Galaxy models

Galaxy models at the interface of theory and observations

In Sun et al. (2019), we aimed to develop a physically-motivated framework for extracting astrophysical information about the multi-phase ISM of galaxies from multi-tracer LIM data sets. Such a framework bridges the gap between (1) simple empirical scaling relations often used for LIM forecasts and (2) sophisticated numerical recipes for simulating the production of emission lines. We fit a semi-empirical prescription of the infrared spectral energy distribution to the observed angular anisotropy of the cosmic infrared background and leveraged the observed dust-to-gas ratio to derive physical properties of galaxy hosting halos, including the dust mass, gas mass, metallicity, etc. These quantities are then used to compute the luminosity of various target lines for LIM surveys, such as HI, CO, [NII], and [CII] lines, each tracing a different phase of the ISM. Synergies among these LIM measurements therefore provide valuable information for coarse-grain averaged properties of the ISM and their cosmic evolution.
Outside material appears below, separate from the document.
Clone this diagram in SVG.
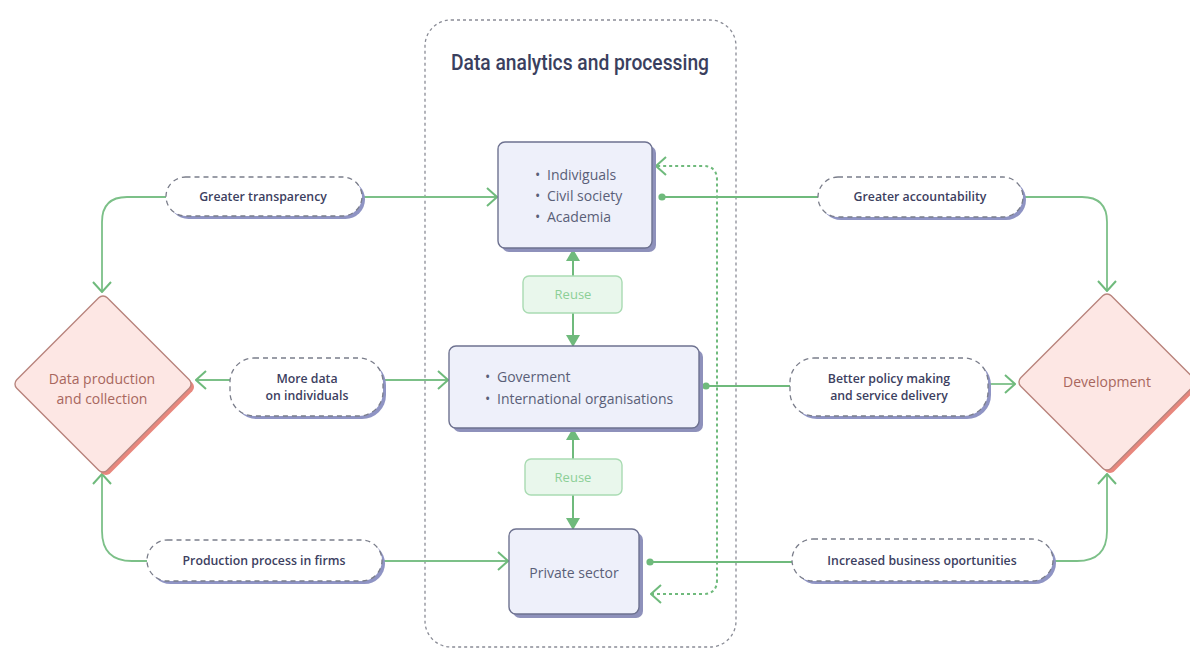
<svg xmlns="http://www.w3.org/2000/svg" width="1190" height="650" viewBox="0 0 1190 650">
  <style>
    .pill { fill: #ffffff; stroke: #7a7d8a; stroke-width: 1.3; stroke-dasharray: 5 4; }
    .pill-shadow { fill: #8f94c4; }
    .box { fill: #eef0fa; stroke: #6e7290; stroke-width: 1.4; }
    .box-shadow { fill: #8e91bb; }
    .dia { fill: #fde7e4; stroke: #b9857e; stroke-width: 1.4; }
    .dia-shadow { fill: #e8877d; }
    .reuse { fill: #e9f7ec; stroke: #a9dbb2; stroke-width: 1.4; }
    .reuse-text { font-family: "Open Sans", sans-serif; font-size: 13px; fill: #8ccf97; text-anchor: middle; }
    .pill-text { font-family: "Open Sans", sans-serif; font-weight: 600; font-size: 12.3px; fill: #3c4060; text-anchor: middle; }
    .node-text { font-family: "Open Sans", sans-serif; font-size: 14px; fill: #5a5f78; }
    .dia-text { font-family: "Open Sans", sans-serif; font-size: 14px; fill: #a8665d; text-anchor: middle; }
    .link { fill: none; stroke: #6fba7c; stroke-width: 2; }
    .link-light { fill: none; stroke: #7cc088; stroke-width: 1.8; }
    .dotted { fill: none; stroke: #6fba7c; stroke-width: 2; stroke-dasharray: 3 3; }
  </style>
  <defs>
    <marker id="open" viewBox="0 0 12 20" refX="11" refY="10" markerWidth="12" markerHeight="20" markerUnits="userSpaceOnUse" orient="auto-start-reverse">
      <path d="M1,1 L11,10 L1,19" fill="none" stroke="#6fba7c" stroke-width="2"/>
    </marker>
    <marker id="solid" viewBox="0 0 12 14" refX="11" refY="7" markerWidth="12" markerHeight="14" markerUnits="userSpaceOnUse" orient="auto">
      <path d="M0,0 L12,7 L0,14 Z" fill="#6fba7c"/>
    </marker>
  </defs>

  <rect x="0" y="0" width="1190" height="650" fill="#ffffff"/>

  <!-- processing container -->
  <g id="container">
    <rect x="425" y="20" width="311" height="627" rx="26" fill="none" stroke="#8a8c96" stroke-width="1.3" stroke-dasharray="3 3"/>
    <text x="580" y="70" font-family="Roboto, sans-serif" font-weight="500" font-size="22" fill="#3a3f5e" text-anchor="middle" textLength="258" lengthAdjust="spacingAndGlyphs">Data analytics and processing</text>
  </g>

  <!-- connectors -->
  <g id="connectors">
    <path class="link-light" d="M166,197 H127 Q102,197 102,222 V292" marker-end="url(#open)"/>
    <path class="link-light" d="M362,197 H497" marker-end="url(#open)"/>
    <path class="link-light" d="M230,380 H196" marker-end="url(#open)"/>
    <path class="link-light" d="M383,380 H448" marker-end="url(#open)"/>
    <path class="link-light" d="M147,561 H132 Q102,561 102,531 V474" marker-end="url(#open)"/>
    <path class="link-light" d="M382,561 H508" marker-end="url(#open)"/>

    <path class="link" d="M662,197 H818"/>
    <circle cx="662" cy="197" r="3.6" fill="#6fba7c"/>
    <path class="link-light" d="M1023,197 H1082 Q1107,197 1107,222 V291" marker-end="url(#open)"/>
    <path class="link" d="M706,386 H790"/>
    <circle cx="706" cy="386" r="3.6" fill="#6fba7c"/>
    <path class="link-light" d="M988,384 H1015" marker-end="url(#open)"/>
    <path class="link" d="M650,562 H792"/>
    <circle cx="650" cy="562" r="3.6" fill="#6fba7c"/>
    <path class="link-light" d="M1053,561 H1077 Q1107,561 1107,531 V474" marker-end="url(#open)"/>

    <path class="link" d="M573,276 V250" marker-end="url(#solid)"/>
    <path class="link" d="M573,313 V346" marker-end="url(#solid)"/>
    <path class="link" d="M573,459 V429" marker-end="url(#solid)"/>
    <path class="link" d="M573,495 V529" marker-end="url(#solid)"/>

    <path class="dotted" d="M651,594 H703 Q717,594 717,580 V180 Q717,166 703,166 H656" marker-start="url(#open)" marker-end="url(#open)"/>
  </g>

  <!-- actors inside the container -->
  <g id="node-individuals">
    <rect class="box-shadow" x="502" y="146" width="154" height="106" rx="7"/>
    <rect class="box" x="498" y="142" width="154" height="106" rx="7"/>
    <text class="node-text" x="535" y="180">•</text><text class="node-text" x="547" y="180">Indiviguals</text>
    <text class="node-text" x="535" y="201">•</text><text class="node-text" x="547" y="201">Civil society</text>
    <text class="node-text" x="535" y="222">•</text><text class="node-text" x="547" y="222">Academia</text>
  </g>

  <g id="node-reuse-1">
    <rect class="reuse" x="523" y="276" width="99" height="37" rx="6"/>
    <text class="reuse-text" x="573" y="299">Reuse</text>
  </g>

  <g id="node-government">
    <rect class="box-shadow" x="453" y="350" width="250" height="82" rx="7"/>
    <rect class="box" x="449" y="346" width="250" height="82" rx="7"/>
    <text class="node-text" x="485" y="382">•</text><text class="node-text" x="497" y="382">Goverment</text>
    <text class="node-text" x="485" y="404">•</text><text class="node-text" x="497" y="404">International organisations</text>
  </g>

  <g id="node-reuse-2">
    <rect class="reuse" x="525" y="459" width="97" height="36" rx="6"/>
    <text class="reuse-text" x="573" y="482">Reuse</text>
  </g>

  <g id="node-private">
    <rect class="box-shadow" x="513" y="533" width="130" height="85" rx="7"/>
    <rect class="box" x="509" y="529" width="130" height="85" rx="7"/>
    <text class="node-text" x="574" y="578" text-anchor="middle">Private sector</text>
  </g>

  <!-- left side -->
  <g id="node-data-production">
    <rect class="dia-shadow" x="-64" y="-64" width="128" height="128" rx="6" transform="translate(106,387) rotate(45)"/>
    <rect class="dia" x="-64" y="-64" width="128" height="128" rx="6" transform="translate(103,384) rotate(45)"/>
    <text class="dia-text" x="102" y="384">Data production</text>
    <text class="dia-text" x="102" y="404">and collection</text>
  </g>

  <g id="node-transparency">
    <rect class="pill-shadow" x="169" y="180" width="196" height="39" rx="19.5"/>
    <rect class="pill" x="166" y="177" width="196" height="39" rx="19.5"/>
    <text class="pill-text" x="263" y="201">Greater transparency</text>
  </g>

  <g id="node-more-data">
    <rect class="pill-shadow" x="233" y="361" width="153" height="58" rx="24"/>
    <rect class="pill" x="230" y="358" width="153" height="58" rx="24"/>
    <text class="pill-text" x="307" y="383">More data</text>
    <text class="pill-text" x="307" y="400">on individuals</text>
  </g>

  <g id="node-production-process">
    <rect class="pill-shadow" x="150" y="543" width="235" height="41" rx="20.5"/>
    <rect class="pill" x="147" y="540" width="235" height="41" rx="20.5"/>
    <text class="pill-text" x="264" y="565">Production process in firms</text>
  </g>

  <!-- right side -->
  <g id="node-accountability">
    <rect class="pill-shadow" x="821" y="180" width="205" height="40" rx="20"/>
    <rect class="pill" x="818" y="177" width="205" height="40" rx="20"/>
    <text class="pill-text" x="920" y="201">Greater accountability</text>
  </g>

  <g id="node-policy">
    <rect class="pill-shadow" x="793" y="361" width="198" height="58" rx="24"/>
    <rect class="pill" x="790" y="358" width="198" height="58" rx="24"/>
    <text class="pill-text" x="889" y="383">Better policy making</text>
    <text class="pill-text" x="889" y="400">and service delivery</text>
  </g>

  <g id="node-business">
    <rect class="pill-shadow" x="795" y="542" width="261" height="42" rx="21"/>
    <rect class="pill" x="792" y="539" width="261" height="42" rx="21"/>
    <text class="pill-text" x="922" y="565">Increased business oportunities</text>
  </g>

  <g id="node-development">
    <rect class="dia-shadow" x="-64" y="-64" width="128" height="128" rx="6" transform="translate(1110,385) rotate(45)"/>
    <rect class="dia" x="-64" y="-64" width="128" height="128" rx="6" transform="translate(1107,382) rotate(45)"/>
    <text class="dia-text" x="1107" y="387">Development</text>
  </g>
</svg>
In Furlanetto et al. (2017), we develop a simple analytic model to describe z > 6 galaxies, an exciting population of galaxies being extensively studied by recent/ongoing/future deep near-infrared surveys by HST and JWST. The model builds on top of the assumption that galaxies grow through smooth accretion onto dark matter halos, which we describe by matching halo number density across redshift. It allows physically motivated extrapolation to earlier times and fainter luminosities, limited by choices of feedback parameters that can reasonably fit the galaxy data available. Such a “minimalist” framework helps us develop intuition for the range of expectations permitted by simple models of high-redshift galaxies that build on our understanding of “normal” galaxy evolution.